Empagliflozin: A Review in Symptomatic Chronic Heart Failure
Declarations
Funding The preparation of this review was not supported by any external funding.
Authorship and Conflict of interest James E. Frampton is a salaried employee6 of Adis International Ltd/Springer Nature, and declares no relevant conflicts of interest. All authors contributed to the review and are responsible for the article content.
Ethics approval, Consent to participate, Consent to publish, Availability of data and material, Code availability Not applicable.

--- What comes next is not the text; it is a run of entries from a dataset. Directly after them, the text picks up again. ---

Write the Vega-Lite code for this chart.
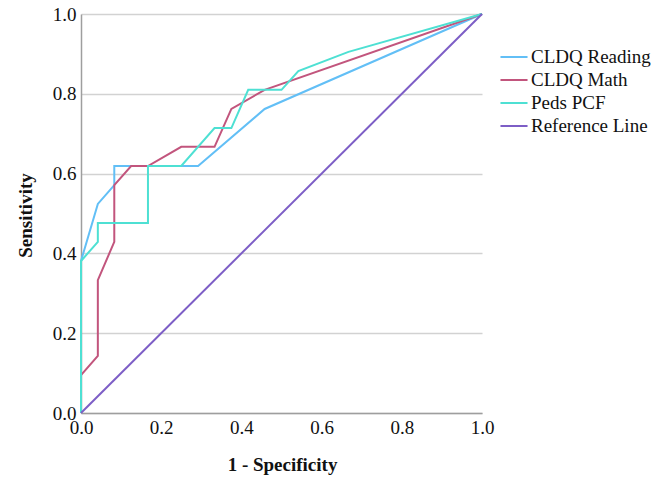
{
  "$schema": "https://vega.github.io/schema/vega-lite/v6.json",
  "width": 401,
  "height": 399,
  "autosize": {"type": "none"},
  "padding": {"left": 81, "top": 14, "right": 187, "bottom": 65},
  "background": "white",
  "config": {
    "view": {"stroke": null},
    "font": "Liberation Serif",
    "text": {"font": "Liberation Serif"},
    "axis": {"labelFont": "Liberation Serif", "titleFont": "Liberation Serif"},
    "legend": {"labelFont": "Liberation Serif", "titleFont": "Liberation Serif"}
  },
  "data": {
    "values": [
      {"series": "CLDQ Reading", "i": 0, "fpr": 0, "tpr": 0},
      {"series": "CLDQ Reading", "i": 1, "fpr": 0, "tpr": 0.381},
      {"series": "CLDQ Reading", "i": 2, "fpr": 0.042, "tpr": 0.524},
      {"series": "CLDQ Reading", "i": 3, "fpr": 0.083, "tpr": 0.571},
      {"series": "CLDQ Reading", "i": 4, "fpr": 0.083, "tpr": 0.619},
      {"series": "CLDQ Reading", "i": 5, "fpr": 0.292, "tpr": 0.619},
      {"series": "CLDQ Reading", "i": 6, "fpr": 0.458, "tpr": 0.762},
      {"series": "CLDQ Reading", "i": 7, "fpr": 1, "tpr": 1},
      {"series": "CLDQ Math", "i": 0, "fpr": 0, "tpr": 0},
      {"series": "CLDQ Math", "i": 1, "fpr": 0, "tpr": 0.095},
      {"series": "CLDQ Math", "i": 2, "fpr": 0.042, "tpr": 0.143},
      {"series": "CLDQ Math", "i": 3, "fpr": 0.042, "tpr": 0.333},
      {"series": "CLDQ Math", "i": 4, "fpr": 0.083, "tpr": 0.429},
      {"series": "CLDQ Math", "i": 5, "fpr": 0.083, "tpr": 0.571},
      {"series": "CLDQ Math", "i": 6, "fpr": 0.125, "tpr": 0.619},
      {"series": "CLDQ Math", "i": 7, "fpr": 0.167, "tpr": 0.619},
      {"series": "CLDQ Math", "i": 8, "fpr": 0.25, "tpr": 0.667},
      {"series": "CLDQ Math", "i": 9, "fpr": 0.333, "tpr": 0.667},
      {"series": "CLDQ Math", "i": 10, "fpr": 0.375, "tpr": 0.762},
      {"series": "CLDQ Math", "i": 11, "fpr": 0.458, "tpr": 0.81},
      {"series": "CLDQ Math", "i": 12, "fpr": 1, "tpr": 1},
      {"series": "Peds PCF", "i": 0, "fpr": 0, "tpr": 0},
      {"series": "Peds PCF", "i": 1, "fpr": 0, "tpr": 0.381},
      {"series": "Peds PCF", "i": 2, "fpr": 0.042, "tpr": 0.429},
      {"series": "Peds PCF", "i": 3, "fpr": 0.042, "tpr": 0.476},
      {"series": "Peds PCF", "i": 4, "fpr": 0.167, "tpr": 0.476},
      {"series": "Peds PCF", "i": 5, "fpr": 0.167, "tpr": 0.619},
      {"series": "Peds PCF", "i": 6, "fpr": 0.25, "tpr": 0.619},
      {"series": "Peds PCF", "i": 7, "fpr": 0.333, "tpr": 0.714},
      {"series": "Peds PCF", "i": 8, "fpr": 0.375, "tpr": 0.714},
      {"series": "Peds PCF", "i": 9, "fpr": 0.417, "tpr": 0.81},
      {"series": "Peds PCF", "i": 10, "fpr": 0.5, "tpr": 0.81},
      {"series": "Peds PCF", "i": 11, "fpr": 0.542, "tpr": 0.857},
      {"series": "Peds PCF", "i": 12, "fpr": 0.667, "tpr": 0.905},
      {"series": "Peds PCF", "i": 13, "fpr": 1, "tpr": 1},
      {"series": "Reference Line", "i": 0, "fpr": 0, "tpr": 0},
      {"series": "Reference Line", "i": 1, "fpr": 1, "tpr": 1}
    ]
  },
  "mark": {"type": "line", "strokeWidth": 2, "interpolate": "linear"},
  "encoding": {
    "x": {
      "field": "fpr",
      "type": "quantitative",
      "scale": {"domain": [0, 1], "nice": false, "zero": true},
      "axis": {
        "title": "1 - Specificity",
        "values": [0, 0.2, 0.4, 0.6, 0.8, 1],
        "format": ".1f",
        "grid": false,
        "ticks": false,
        "domainColor": "#9e9e9e",
        "domainWidth": 1.5,
        "labelFontSize": 19,
        "labelColor": "#111111",
        "labelPadding": 5,
        "labelFlush": false,
        "labelOverlap": false,
        "titleFontSize": 19,
        "titleFontWeight": "bold",
        "titleColor": "#111111",
        "titleX": 201,
        "titleY": 42
      }
    },
    "y": {
      "field": "tpr",
      "type": "quantitative",
      "scale": {"domain": [0, 1], "nice": false, "zero": true},
      "axis": {
        "title": "Sensitivity",
        "values": [0, 0.2, 0.4, 0.6, 0.8, 1],
        "format": ".1f",
        "grid": true,
        "gridColor": "#d2d2d2",
        "gridWidth": 1.5,
        "ticks": false,
        "domainColor": "#9e9e9e",
        "domainWidth": 1.5,
        "labelFontSize": 19,
        "labelColor": "#111111",
        "labelPadding": 5,
        "labelFlush": false,
        "labelOverlap": false,
        "titleFontSize": 19,
        "titleFontWeight": "bold",
        "titleColor": "#111111",
        "titleX": -46,
        "titleY": 201
      }
    },
    "color": {
      "field": "series",
      "type": "nominal",
      "sort": ["CLDQ Reading", "CLDQ Math", "Peds PCF", "Reference Line"],
      "scale": {
        "domain": ["CLDQ Reading", "CLDQ Math", "Peds PCF", "Reference Line"],
        "range": ["#62bff6", "#c2557d", "#4ee0d3", "#7d5ec6"]
      },
      "legend": {
        "title": null,
        "orient": "none",
        "legendX": 421,
        "legendY": 31,
        "symbolType": "M-1.23,0H1.23",
        "symbolSize": 484,
        "symbolStrokeWidth": 2,
        "symbolFillColor": "transparent",
        "labelFontSize": 19,
        "labelColor": "#111111",
        "labelOffset": 5,
        "rowPadding": 1
      }
    },
    "order": {"field": "i", "type": "quantitative"}
  }
}
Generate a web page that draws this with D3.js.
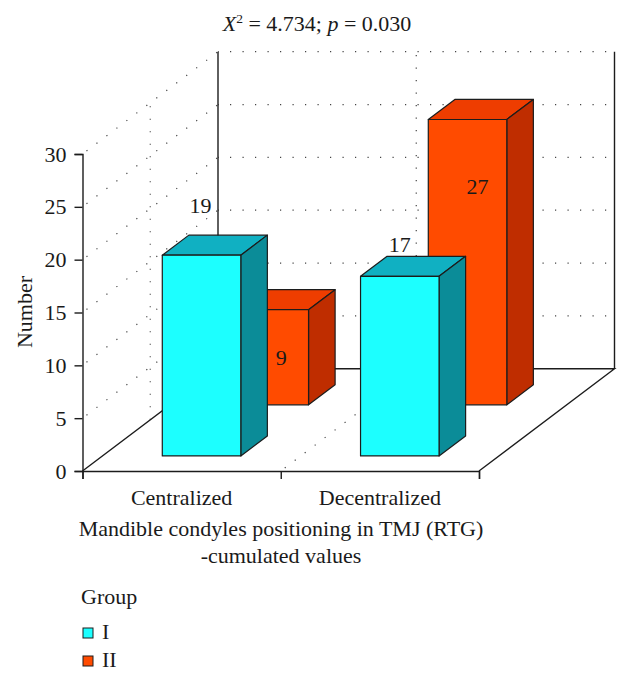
<!DOCTYPE html>
<html><head><meta charset="utf-8">
<script src="https://cdn.jsdelivr.net/npm/d3@7"></script>
<style>
html,body{margin:0;padding:0;background:#fff}
svg{display:block}
text{font-family:"Liberation Serif",serif;fill:#1a1a1a}
</style></head><body>
<svg id="c" width="630" height="680"></svg>
<script>
const categories=["Centralized","Decentralized"];
const groups=["I","II"];
const groupI=[19,17];
const groupII=[9,27];
const yTicks=[0,5,10,15,20,25,30];
const xAxisTitle=["Mandible condyles positioning in TMJ (RTG)","-cumulated values"];
const yAxisTitle="Number";
const legendTitle="Group";
const colors={I:{front:"#1cffff",top:"#10b0c2",side:"#0b8c98"},II:{front:"#ff4b00",top:"#ee3d00",side:"#bf2d00"}};

const svg=d3.select("#c");
const FONT=22;
const y=d3.scaleLinear().domain([0,30]).range([471,154]);
const x=d3.scaleLinear().domain([0,2]).range([82.5,479]);
const band=d3.scaleBand().domain(categories).range([82.5,479]);
const zx=d3.scaleLinear().domain([0,1]).range([0,135.5]);
const zy=d3.scaleLinear().domain([0,1]).range([0,-102.3]);
const P=(cx,z,v)=>[x(cx)+zx(z),y(v)+zy(z)];
const line=d3.line();
const ink="#1c1c1c";

// grid
const grid=svg.append("g").attr("fill","none").attr("stroke","#444").attr("stroke-width",1.2).attr("stroke-dasharray","1.2 11.3");
yTicks.slice(1).forEach(v=>{
  grid.append("path").attr("d",line([P(0,1,v),P(2,1,v)])).attr("stroke-dashoffset",-12);
  grid.append("path").attr("d",line([P(0,0,v),P(0,1,v)])).attr("stroke-dashoffset",-5);
});
grid.append("path").attr("d",line([P(1,1,0),P(1,1,30)]));
grid.append("path").attr("d",line([P(0,.5,0),P(0,.5,30)]));
grid.append("path").attr("d",line([P(1,0,0),P(1,1,0)])).attr("stroke-dashoffset",-5);

// walls and floor edges
const frame=svg.append("g").attr("fill","none").attr("stroke",ink).attr("stroke-width",1.4);
frame.append("path").attr("d",line([P(0,0,0),P(0,1,0),P(2,1,0),P(2,0,0)]));
frame.append("path").attr("d",line([P(0,1,0),P(0,1,30)]));
frame.append("path").attr("d",line([P(2,1,0),P(2,1,30)]));

// axes
const yAxis=svg.append("g").attr("transform","translate(82.5,0)")
  .call(d3.axisLeft(y).tickValues(yTicks).tickSize(8).tickPadding(8));
const xAxis=svg.append("g").attr("transform","translate(0,471)")
  .call(d3.axisBottom(x).tickValues([0,1,2]).tickSize(8).tickFormat(""));
const xLabels=svg.append("g").attr("transform","translate(0,471)")
  .call(d3.axisBottom(band).tickSize(0).tickPadding(18));
xLabels.select(".domain").remove();
[yAxis,xAxis].forEach(a=>{a.selectAll("path,line").attr("stroke",ink).attr("stroke-width",1.4);});
svg.selectAll("g .tick text").attr("font-family",'"Liberation Serif",serif').attr("font-size",FONT).attr("fill","#1a1a1a");

// bars
const barW=0.396,x0=0.302,zDepth=0.196,zNear={I:0.147,II:0.647};
function bar(g,i,v,grp){
  const c=colors[grp],xa=i+x0,xb=xa+barW,z0=zNear[grp],z1=z0+zDepth;
  const face=(pts,f)=>g.append("path").attr("d",line(pts)+"Z").attr("fill",f)
     .attr("stroke",ink).attr("stroke-width",1.2).attr("stroke-linejoin","round");
  face([P(xa,z0,v),P(xb,z0,v),P(xb,z1,v),P(xa,z1,v)],c.top);
  face([P(xb,z0,0),P(xb,z1,0),P(xb,z1,v),P(xb,z0,v)],c.side);
  face([P(xa,z0,0),P(xb,z0,0),P(xb,z0,v),P(xa,z0,v)],c.front);
}
const bars=svg.append("g");
groupII.forEach((v,i)=>bar(bars,i,v,"II"));
groupI.forEach((v,i)=>bar(bars,i,v,"I"));

// value labels
const labelNudge={I:[[-1,-42],[0,-24]],II:[[12,55],[10,74]]};
[["I",groupI],["II",groupII]].forEach(([grp,vals])=>{
  vals.forEach((v,i)=>{
    const p=P(i+x0+barW/2,zNear[grp],v),n=labelNudge[grp][i];
    svg.append("text").attr("x",p[0]+n[0]).attr("y",p[1]+n[1]).attr("text-anchor","middle")
      .attr("font-size",FONT).text(v);
  });
});

// title
const t=svg.append("text").attr("x",317).attr("y",31).attr("text-anchor","middle").attr("font-size",FONT);
t.append("tspan").attr("font-style","italic").text("X");
t.append("tspan").attr("font-size",13.5).attr("dy",-8).text("2");
t.append("tspan").attr("dy",8).text(" = 4.734; ");
t.append("tspan").attr("font-style","italic").text("p");
t.append("tspan").text(" = 0.030");

// axis titles
svg.append("text").attr("transform","translate(32,312) rotate(-90)").attr("text-anchor","middle").attr("font-size",FONT).text(yAxisTitle);
xAxisTitle.forEach((s,i)=>svg.append("text").attr("x",281).attr("y",536+i*26.5).attr("text-anchor","middle").attr("font-size",FONT).text(s));

// legend
svg.append("text").attr("x",81).attr("y",604).attr("font-size",FONT).text(legendTitle);
groups.forEach((g,i)=>{
  const yy=628+i*28;
  svg.append("rect").attr("x",83).attr("y",yy).attr("width",10).attr("height",10)
    .attr("fill",colors[g].front).attr("stroke",ink).attr("stroke-width",1);
  svg.append("text").attr("x",102).attr("y",yy+10.5).attr("font-size",FONT).text(g);
});
</script>
</body></html>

Additional information about this Adis Drug Review can be found here.
Abstract
Empagliflozin (Jardiance®), a sodium-glucose cotransporter 2 inhibitor (SGLT2i) initially developed to treat type 2 diabetes mellitus (T2DM), has also been approved in the EU and USA for the treatment of all adults with symptomatic chronic heart failure (CHF), regardless of their left ventricular ejection fraction (LVEF). In pivotal phase III trials in ambulant patients with symptomatic CHF and mildly-reduced or preserved ejection fraction (EMPEROR-Preserved; LVEF > 40%) or those with symptomatic CHF and reduced ejection fraction (EMPEROR–Reduced; LVEF ≤ 40%), the addition of oral empagliflozin 10 mg/day to standard of care significantly reduced the risk of cardiovascular (CV) death or hospitalization for HF (HHF), as well as that of a number of other outcomes indicative of worsening HF, compared with placebo. The beneficial effect of empagliflozin on CV death/HHF was seen irrespective of the presence or absence of T2DM and regardless of background HF therapies. In addition, empagliflozin significantly improved health-related quality of life (HRQOL) and was generally well tolerated, with an adverse event profile that was generally consistent with that seen in patients with T2DM. Thus, empagliflozin is a valuable treatment option for ambulant patients with symptomatic CHF across a broad LVEF spectrum.